UCLA

Sensitivity and dynamic range are two important characteristics of sensory receptors in the nervous system that define the physiological role of these cells. Rod cells in the retina of a mouse have the ability to detect very dim lights by closing cyclic-gated nucleotide channels. This extreme sensitivity would be impractical if the dynamic range on these cells was limited. Adaptation is a process by which the sensitivity of the transduction cascade is adjusted so cells can function within broader ranges of stimuli. Electrical recordings of circulating currents have been used to show that in the presence of steady background light, rods are desensitized so that saturation doesn't occur, and they remain responsive to increments and decrements of illumination.
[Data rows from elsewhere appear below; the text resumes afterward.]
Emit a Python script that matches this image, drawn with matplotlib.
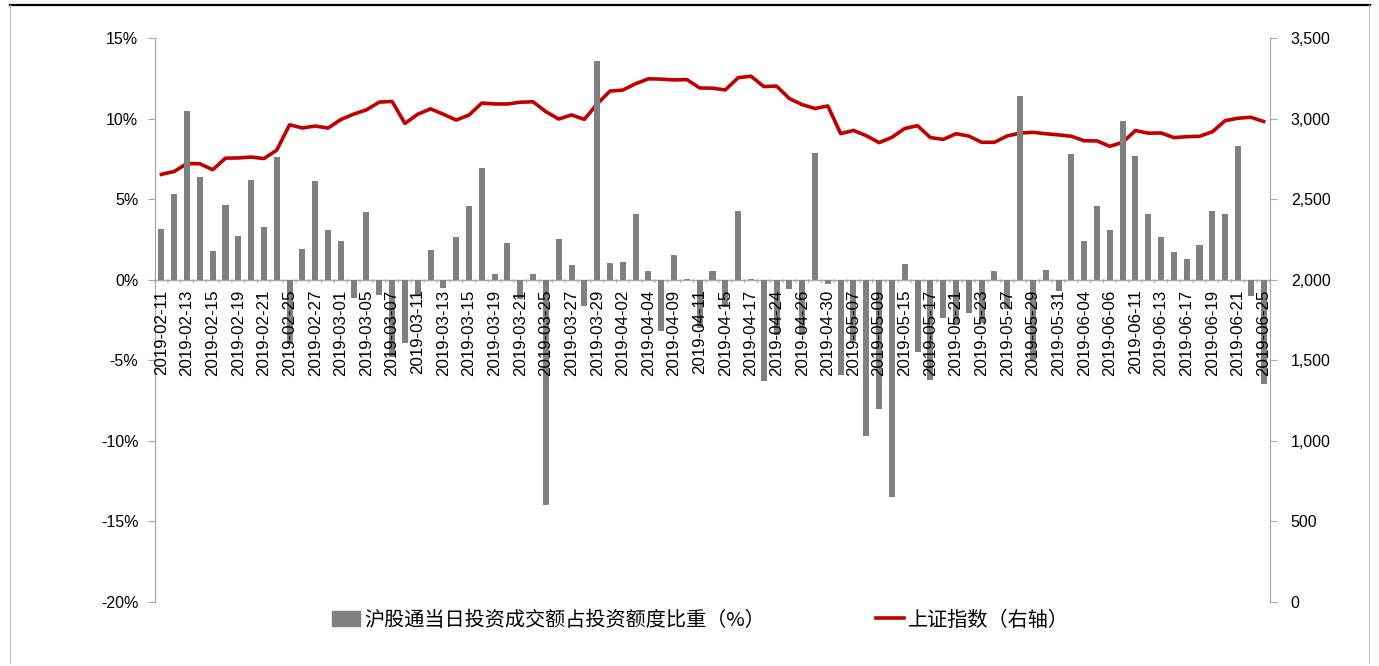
import matplotlib
matplotlib.use("Agg")
import matplotlib.pyplot as plt
from matplotlib.lines import Line2D
from matplotlib.patches import Rectangle
from matplotlib.ticker import FuncFormatter

plt.rcParams['font.family'] = ['Liberation Sans', 'Noto Sans CJK SC', 'DejaVu Sans']

dates = [
    "2019-02-11", "2019-02-12", "2019-02-13", "2019-02-14", "2019-02-15", "2019-02-18", "2019-02-19",
    "2019-02-20", "2019-02-21", "2019-02-22", "2019-02-25", "2019-02-26", "2019-02-27", "2019-02-28",
    "2019-03-01", "2019-03-04", "2019-03-05", "2019-03-06", "2019-03-07", "2019-03-08", "2019-03-11",
    "2019-03-12", "2019-03-13", "2019-03-14", "2019-03-15", "2019-03-18", "2019-03-19", "2019-03-20",
    "2019-03-21", "2019-03-22", "2019-03-25", "2019-03-26", "2019-03-27", "2019-03-28", "2019-03-29",
    "2019-04-01", "2019-04-02", "2019-04-03", "2019-04-04", "2019-04-08", "2019-04-09", "2019-04-10",
    "2019-04-11", "2019-04-12", "2019-04-15", "2019-04-16", "2019-04-17", "2019-04-23", "2019-04-24",
    "2019-04-25", "2019-04-26", "2019-04-29", "2019-04-30", "2019-05-06", "2019-05-07", "2019-05-08",
    "2019-05-09", "2019-05-14", "2019-05-15", "2019-05-16", "2019-05-17", "2019-05-20", "2019-05-21",
    "2019-05-22", "2019-05-23", "2019-05-24", "2019-05-27", "2019-05-28", "2019-05-29", "2019-05-30",
    "2019-05-31", "2019-06-03", "2019-06-04", "2019-06-05", "2019-06-06", "2019-06-10", "2019-06-11",
    "2019-06-12", "2019-06-13", "2019-06-14", "2019-06-17", "2019-06-18", "2019-06-19", "2019-06-20",
    "2019-06-21", "2019-06-24", "2019-06-25",
]

# 沪股通当日投资成交额占投资额度比重 (%)
ratio = [
    3.17, 5.32, 10.5, 6.36, 1.78, 4.62, 2.71, 6.21, 3.27, 7.6,
    -4.0, 1.93, 6.15, 3.06, 2.42, -1.16, 4.2, -0.95, -4.8, -3.95,
    -1.0, 1.82, -0.52, 2.67, 4.55, 6.96, 0.37, 2.28, -1.2, 0.37,
    -14.0, 2.53, 0.91, -1.66, 13.58, 1.06, 1.12, 4.06, 0.52, -3.2,
    1.55, 0.03, -3.0, 0.52, -1.7, 4.27, 0.03, -6.27, -3.4, -0.6,
    -3.4, 7.89, -0.27, -5.9, -3.8, -9.69, -8.03, -13.46, 0.99, -4.51,
    -6.23, -2.4, -2.8, -2.09, -2.7, 0.52, -1.8, 11.39, -5.0, 0.62,
    -0.7, 7.8, 2.42, 4.6, 3.1, 9.88, 7.66, 4.06, 2.67, 1.72,
    1.3, 2.15, 4.24, 4.06, 8.28, -1.04, -6.5,
]

# 上证指数 (右轴)
sse = [
    2653.9, 2671.9, 2721.1, 2719.7, 2682.4, 2754.4, 2755.6, 2761.2, 2751.8, 2804.2,
    2961.3, 2941.5, 2953.8, 2940.9, 2994.0, 3027.6, 3054.3, 3102.1, 3106.4, 2969.9,
    3026.9, 3060.3, 3026.9, 2990.7, 3021.8, 3096.4, 3090.6, 3090.6, 3101.5, 3104.1,
    3043.0, 2997.1, 3022.7, 2994.9, 3090.8, 3170.4, 3176.8, 3216.3, 3246.6, 3244.8,
    3239.7, 3241.9, 3189.9, 3188.6, 3177.8, 3253.6, 3263.1, 3198.6, 3201.6, 3123.8,
    3086.4, 3062.5, 3078.3, 2906.5, 2926.4, 2893.8, 2850.9, 2883.6, 2938.7, 2955.7,
    2882.3, 2870.6, 2905.8, 2891.7, 2852.5, 2853.0, 2892.4, 2909.9, 2914.7, 2905.8,
    2898.7, 2890.1, 2862.3, 2861.4, 2827.8, 2852.1, 2925.7, 2909.4, 2910.7, 2882.0,
    2887.6, 2890.2, 2917.8, 2987.1, 3002.0, 3008.2, 2982.1,
]

left_ticks = [-20, -15, -10, -5, 0, 5, 10, 15]
right_ticks = [0, 500, 1000, 1500, 2000, 2500, 3000, 3500]
bar_label = "沪股通当日投资成交额占投资额度比重（%）"
line_label = "上证指数（右轴）"

W, H = 1379, 666
fig = plt.figure(figsize=(W / 100, H / 100), dpi=100)
ax = fig.add_axes([155 / W, 1 - 602 / H, (1270 - 155) / W, (602 - 38) / H])
ax2 = ax.twinx()

x = list(range(len(dates)))
ax.bar(x, ratio, width=0.47, color="#808080", zorder=2)
ax2.plot(x, sse, color="#C00000", linewidth=2.6, zorder=3, solid_joinstyle="round")

ax.set_zorder(ax2.get_zorder() + 1)
ax.patch.set_visible(False)

ax.set_xlim(-0.5, len(dates) - 0.5)
ax.set_ylim(-20, 15)
ax2.set_ylim(0, 3500)
ax.set_yticks(left_ticks)
ax.yaxis.set_major_formatter(FuncFormatter(lambda v, p: f"{int(v)}%"))
ax2.set_yticks(right_ticks)
ax2.yaxis.set_major_formatter(FuncFormatter(lambda v, p: f"{int(v):,}"))

spine_col = "#A6A6A6"
for a in (ax, ax2):
    for s in a.spines.values():
        s.set_visible(False)
ax.spines['left'].set_visible(True)
ax.spines['left'].set_color(spine_col)
ax2.spines['right'].set_visible(True)
ax2.spines['right'].set_color(spine_col)

ax.tick_params(axis='y', direction='out', length=5, color=spine_col, labelsize=11.5, pad=7)
ax2.tick_params(axis='y', direction='out', length=5, color=spine_col, labelsize=11.5, pad=10)

# zero line as category axis
ax.axhline(0, color=spine_col, linewidth=1.0, zorder=1)
ax.set_xticks([])
lab_idx = list(range(0, len(dates), 2))
for i in lab_idx:
    ax.annotate(dates[i], xy=(i, 0), xycoords='data', xytext=(0, -7), textcoords='offset points',
                rotation=90, ha='center', va='top', fontsize=12.2, zorder=6)
# small tick marks at category boundaries
for b in range(len(dates) + 1):
    ax.annotate("", xy=(b - 0.5, 0), xycoords='data', xytext=(0, -4), textcoords='offset points',
                arrowprops=dict(arrowstyle='-', color=spine_col, lw=0.8))

handles = [Rectangle((0, 0), 1, 1, color="#808080"),
           Line2D([0], [0], color="#C00000", linewidth=2.6)]
fig.legend(handles, [bar_label, line_label], loc='center', bbox_to_anchor=(0.508, 1 - 620 / H),
           ncol=2, frameon=False, columnspacing=5.5, handlelength=1.4, handletextpad=0.2,
           prop={'family': ['Noto Sans CJK SC', 'DejaVu Sans'], 'size': 14.5})

# frame lines
fig.add_artist(Line2D([10 / W, 1370 / W], [1 - 5 / H, 1 - 5 / H], color='black', linewidth=1.6))
fig.add_artist(Line2D([10 / W, 10 / W], [1 - 5 / H, 0.004], color='#BFBFBF', linewidth=0.8))
fig.add_artist(Line2D([1369 / W, 1369 / W], [1 - 5 / H, 0.004], color='#BFBFBF', linewidth=0.8))

fig.savefig("out.png", dpi=100)
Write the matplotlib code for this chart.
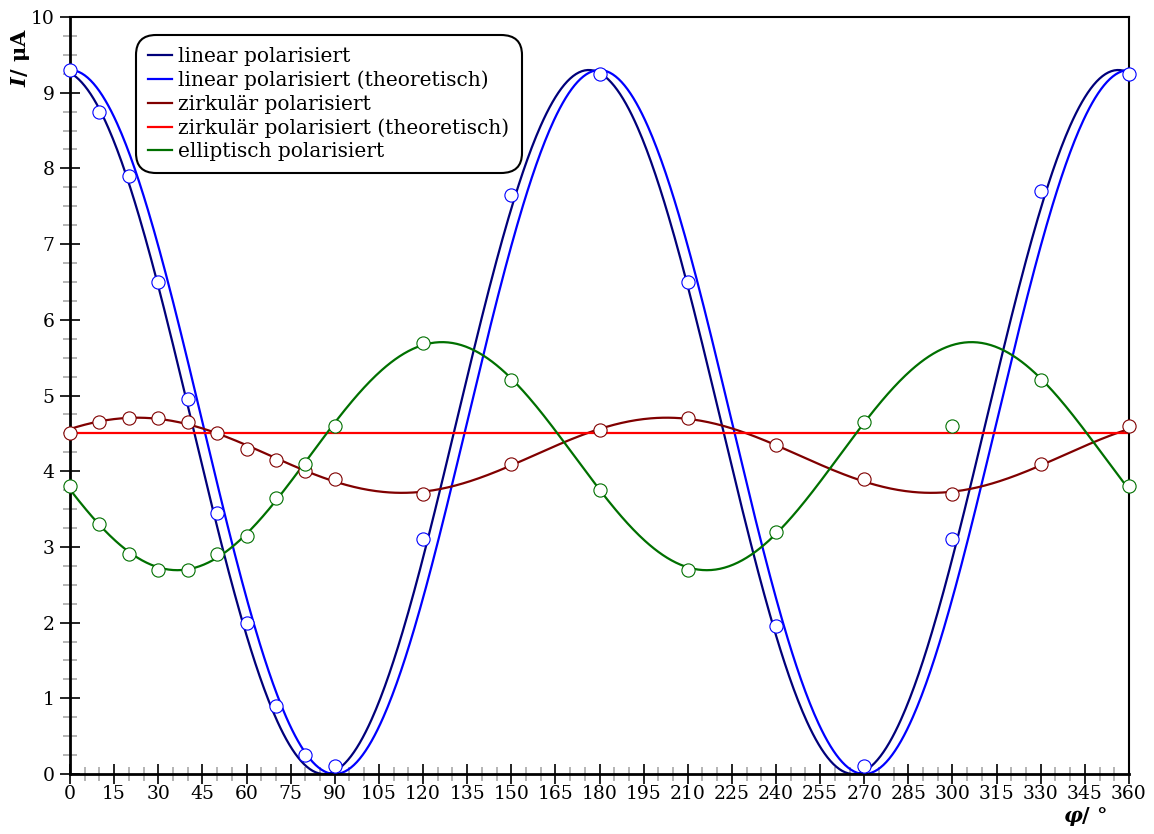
import numpy as np
import matplotlib
matplotlib.use("Agg")
import matplotlib.pyplot as plt
from matplotlib.ticker import MultipleLocator

# =============================================================================
# Measured data (read from the plot)
# =============================================================================

phi = [0, 10, 20, 30, 40, 50, 60, 70, 80, 90,
       120, 150, 180, 210, 240, 270, 300, 330, 360]

i_linear = [9.3, 8.75, 7.9, 6.5, 4.95, 3.45, 2.0, 0.9, 0.25, 0.1,
            3.1, 7.65, 9.25, 6.5, 1.95, 0.1, 3.1, 7.7, 9.25]

i_circular = [4.5, 4.65, 4.7, 4.7, 4.65, 4.5, 4.3, 4.15, 4.0, 3.9,
              3.7, 4.1, 4.55, 4.7, 4.35, 3.9, 3.7, 4.1, 4.6]

i_elliptic = [3.8, 3.3, 2.9, 2.7, 2.7, 2.9, 3.15, 3.65, 4.1, 4.6,
              5.7, 5.2, 3.75, 2.7, 3.2, 4.65, 4.6, 5.2, 3.8]

# theory values
i0_linear_theo = 9.3
i_circular_theo = 4.5

labels = ["linear polarisiert",
          "linear polarisiert (theoretisch)",
          "zirkulär polarisiert",
          "zirkulär polarisiert (theoretisch)",
          "elliptisch polarisiert"]

c_lin = "#00007a"
c_lin_theo = "#0000ff"
c_circ = "#800000"
c_circ_theo = "#ff0000"
c_ell = "#007000"


# =============================================================================
# Fits
# =============================================================================

def fit_cos2(x, y, x_eval, drop_worst=False):
    """I = C + A*cos^2(phi - phi0), linear least squares (optionally one outlier removed)."""
    x = np.radians(np.asarray(x, float))
    y = np.asarray(y, float)
    xe = np.radians(x_eval)

    def solve(xx, yy):
        basis = np.column_stack([np.ones_like(xx), np.cos(2 * xx), np.sin(2 * xx)])
        coef, *_ = np.linalg.lstsq(basis, yy, rcond=None)
        return coef, basis @ coef

    coef, model = solve(x, y)
    if drop_worst:
        keep = np.ones(len(x), bool)
        keep[np.argmax(np.abs(y - model))] = False
        coef, _ = solve(x[keep], y[keep])
    return coef[0] + coef[1] * np.cos(2 * xe) + coef[2] * np.sin(2 * xe)


def fit_malus(x, y, x_eval):
    """I = I_max*cos^2(phi - phi0), I_max = largest reading, scan phi0."""
    x = np.radians(np.asarray(x, float))
    y = np.asarray(y, float)
    a = y.max()
    p_grid = np.radians(np.arange(-90, 90, 0.05))
    res = [np.sum((y - a * np.cos(x - p0) ** 2) ** 2) for p0 in p_grid]
    p0 = p_grid[int(np.argmin(res))]
    return a * np.cos(np.radians(x_eval) - p0) ** 2


phi_fine = np.linspace(0, 360, 721)

plt.rcParams["font.family"] = "DejaVu Serif"
plt.rcParams["mathtext.fontset"] = "custom"
plt.rcParams["mathtext.it"] = "DejaVu Serif:italic:bold"
plt.rcParams["mathtext.rm"] = "DejaVu Serif:bold"

fig = plt.figure(figsize=(11.54, 8.34), dpi=100)
ax = fig.add_axes([0.0607, 0.0719, 0.9176, 0.9077])

lw = 1.6
ax.plot(phi_fine, fit_malus(phi, i_linear, phi_fine), color=c_lin, lw=lw, label=labels[0])
ax.plot(phi_fine, i0_linear_theo * np.cos(np.radians(phi_fine)) ** 2,
        color=c_lin_theo, lw=lw, label=labels[1])
ax.plot(phi_fine, fit_cos2(phi, i_circular, phi_fine), color=c_circ, lw=lw, label=labels[2])
ax.plot([0, 360], [i_circular_theo, i_circular_theo], color=c_circ_theo, lw=lw, label=labels[3])
ax.plot(phi_fine, fit_cos2(phi, i_elliptic, phi_fine, drop_worst=True),
        color=c_ell, lw=lw, label=labels[4])

mk = dict(ls="none", marker="o", ms=9.5, mfc="white", mew=0.8, zorder=5, clip_on=False)
ax.plot(phi, i_linear, mec=c_lin_theo, **mk)
ax.plot(phi, i_circular, mec=c_circ, **mk)
ax.plot(phi, i_elliptic, mec=c_ell, **mk)

ax.set_xlim(0, 360)
ax.set_ylim(0, 10)

ax.xaxis.set_major_locator(MultipleLocator(15))
ax.xaxis.set_minor_locator(MultipleLocator(5))
ax.yaxis.set_major_locator(MultipleLocator(1))
ax.yaxis.set_minor_locator(MultipleLocator(0.25))

ax.tick_params(which="major", direction="inout", length=14, width=1.2, color="black",
               labelsize=13.5, top=False, right=False)
ax.tick_params(which="minor", direction="inout", length=9.5, width=1.1, color="#a0a0a0",
               top=False, right=False)
ax.tick_params(axis="x", which="major", pad=1)
ax.tick_params(axis="y", which="major", pad=4)

for s in ax.spines.values():
    s.set_linewidth(1.5)
ax.spines["bottom"].set_linewidth(2.0)
ax.spines["left"].set_linewidth(2.0)

ax.text(1.0 - 0.02, -0.056, "$φ$/ °", transform=ax.transAxes, ha="right", va="center",
        fontsize=15, fontweight="bold")
ax.text(-0.047, 0.985, "$I$/ μA", transform=ax.transAxes, ha="center", va="top",
        rotation=90, fontsize=15, fontweight="bold")

leg = ax.legend(loc="upper left", bbox_to_anchor=(0.068, 0.968), borderaxespad=0,
                fontsize=14.5, handlelength=1.2, handletextpad=0.3, labelspacing=0.22,
                borderpad=0.3, fancybox=True, framealpha=1, edgecolor="black")
leg.get_frame().set_linewidth(1.5)
leg.get_frame().set_boxstyle("round", pad=0.3, rounding_size=1.0)

fig.savefig("out.png", dpi=100)
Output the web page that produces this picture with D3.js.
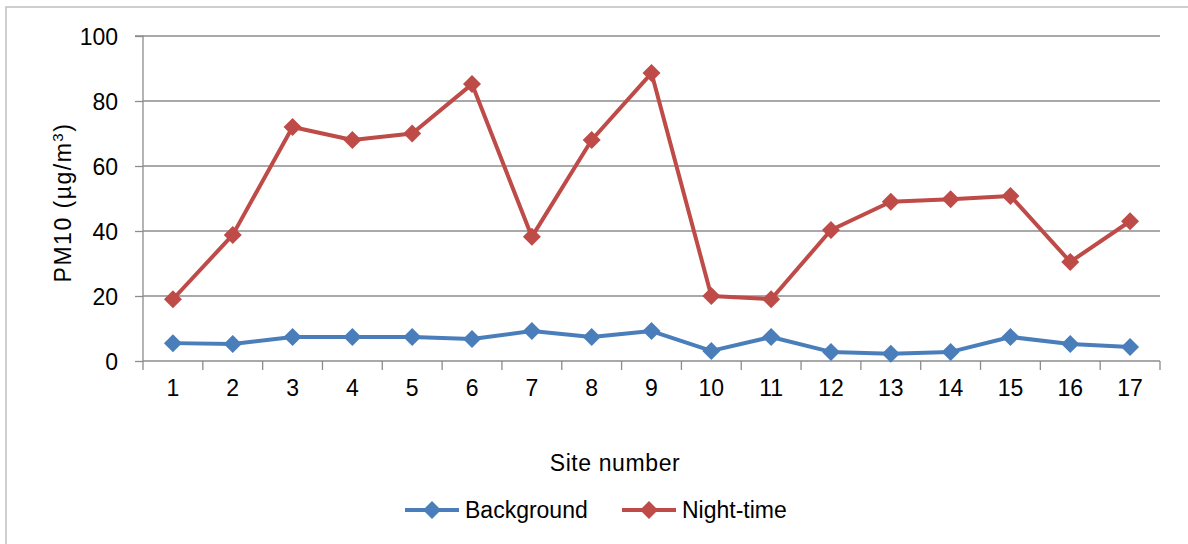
<!DOCTYPE html>
<html><head><meta charset="utf-8">
<script src="https://cdn.jsdelivr.net/npm/d3@7"></script>
<style>body{margin:0;background:#fff}svg{display:block}text{font-family:"Liberation Sans",Arial,sans-serif;fill:#000}</style>
</head><body>
<script>
const sites = ["1","2","3","4","5","6","7","8","9","10","11","12","13","14","15","16","17"];
const background = [5.5,5.2,7.4,7.4,7.4,6.8,9.2,7.4,9.2,3.1,7.4,2.8,2.2,2.8,7.4,5.2,4.3];
const nightTime = [19,38.8,72,68,70,85.2,38.2,68,88.6,20,19,40.3,49,49.8,50.8,30.5,43];
const yTicks = [0,20,40,60,80,100];
const seriesNames = ["Background","Night-time"];
const colors = ["#4a7ebb","#be4b48"];

const W=1188,H=544;
const svg=d3.select("body").append("svg").attr("width",W).attr("height",H);
svg.append("rect").attr("x",6).attr("y",7).attr("width",W+10).attr("height",H+10)
  .attr("fill","none").attr("stroke","#bfbfbf").attr("stroke-width",1.5);

const L=143,R=1160,T=36,B=361;
const x=d3.scaleBand().domain(sites).range([L,R]);
const y=d3.scaleLinear().domain([0,100]).range([B,T]);

// gridlines
svg.append("g").selectAll("line").data(yTicks.filter(d=>d>0)).join("line")
  .attr("x1",L).attr("x2",R).attr("y1",d=>y(d)).attr("y2",d=>y(d))
  .attr("stroke","#8c8c8c").attr("stroke-width",1.3);

// y axis
const ya=svg.append("g").attr("transform",`translate(${L},0)`)
  .call(d3.axisLeft(y).tickValues(yTicks).tickSize(8).tickPadding(17));
ya.selectAll("text").style("font-size","23px").attr("dy","0.35em");
ya.selectAll("line,path").attr("stroke","#8c8c8c").attr("stroke-width",1.3);
ya.select("path").attr("d",`M-8,${T}H0V${B}`);

// x axis
const xa=svg.append("g").attr("transform",`translate(0,${B})`)
  .call(d3.axisBottom(x).tickSize(0).tickPadding(27));
xa.selectAll("text").style("font-size","23px").attr("dy","0.35em");
xa.select("path").attr("stroke","#8c8c8c").attr("stroke-width",1.3).attr("d",`M${L},0H${R}`);
const edges=sites.map(s=>x(s)).concat([R]);
xa.selectAll("line.edge").data(edges).join("line").attr("class","edge")
  .attr("x1",d=>d).attr("x2",d=>d).attr("y1",0).attr("y2",9)
  .attr("stroke","#8c8c8c").attr("stroke-width",1.3);

const cx=s=>x(s)+x.bandwidth()/2;
const diamond=(size)=>`M0,${-size}L${size},0L0,${size}L${-size},0Z`;
[background,nightTime].forEach((vals,i)=>{
  const line=d3.line().x((d,j)=>cx(sites[j])).y(d=>y(d));
  svg.append("path").datum(vals).attr("d",line).attr("fill","none")
    .attr("stroke",colors[i]).attr("stroke-width",4).attr("stroke-linejoin","round");
  svg.append("g").selectAll("path").data(vals).join("path")
    .attr("d",diamond(9)).attr("fill",colors[i])
    .attr("transform",(d,j)=>`translate(${cx(sites[j])},${y(d)})`);
});

// axis titles
svg.append("text").attr("transform",`translate(71,${(T+B)/2+4}) rotate(-90)`)
  .attr("text-anchor","middle").style("font-size","23px").attr("letter-spacing","1.5px")
  .html('PM10 (µg/m<tspan baseline-shift="super" font-size="15px">3</tspan>)');
svg.append("text").attr("x",615).attr("y",471).attr("text-anchor","middle")
  .style("font-size","23px").attr("letter-spacing","0.6px").text("Site number");

// legend
const lg=[{x:405},{x:622}];
seriesNames.forEach((n,i)=>{
  const g=svg.append("g").attr("transform",`translate(${lg[i].x},510)`);
  g.append("line").attr("x1",0).attr("x2",54).attr("stroke",colors[i]).attr("stroke-width",4);
  g.append("path").attr("d",diamond(9)).attr("transform","translate(27,0)").attr("fill",colors[i]);
  g.append("text").attr("x",60).attr("dy","0.35em").style("font-size","23px").text(n);
});
</script>
</body></html>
Furthermore, changes in calcium concentration have been proposed to mediate modulations of various molecules within the transduction pathways. In this project, we investigated the time course of desensitization and recovery in adaptation using suction electrode recording. We were able to show, desensitization at various ranges of adapting light, as manifested by the fact that reduction in sensitivity acceleration of recovery is already present at 500 ms. We also demonstrated that in recovery from adaptation, sensitivity of the rod returns back to its dark-adapted levels within 2 seconds. The persistence of adaptation in the form of acceleration of recovery was present with extremely dim lights and the time constant of its recovery to dark-adapted levels was dependent on the intensity of the background light.